Car le futur, c’est là où se situe déjà le Japon si l’on en croit le développement déjà bien avancé du concept de “society 5.0” : une société où les technologies avancées (IA, IoT, robotique) sont assimilées de façon responsable dans tous les aspects de la vie pour améliorer la qualité de vie, répondre aux défis sociaux (dont le vieillissement) et placer l’humain au centre de l’innovation pour bâtir un avenir plus intelligent, connecté et durable. “Un projet qui intègre pleinement les industries culturelles et créatives”, selon Raphaëlle Albessard, senior industry specialist mechanical industry à l’Awex qui a conçu l’ensemble du programme des visites “society 5.0” de la mission économique Japon.
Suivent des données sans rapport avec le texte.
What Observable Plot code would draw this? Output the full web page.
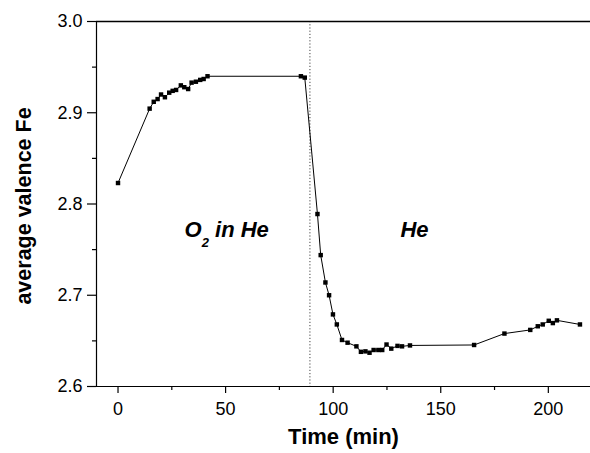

Des connexions sur lesquelles le KIKK entend bien capitaliser au profit de l’écosystème wake! by Digital Wallonia dans son ensemble. “Nous étions au bon endroit et au bon moment : le fait de venir en délégation aide à ouvrir des portes et nous avons pu réaliser de très bons contacts avec des entreprises à très haut potentiel. Je pense en particulier à Hakuhodo et à Dentsu avec qui nous continuons d’avoir des échanges, ce qui s’avère de bonne augure pour le moyen terme”, se montre confiant Laurent Rossion (LSE).
Tout comme Radjiny Schiltz (Drop the spoon): “Confronter notre approche à d’autres référentiels culturels et professionnels a renforcé une conviction, c’est que nos créations ont un écho bien au-delà de nos frontières”.
Une vision Orient-Occident qui offre de belles perspectives à la Wallonie créative numérique.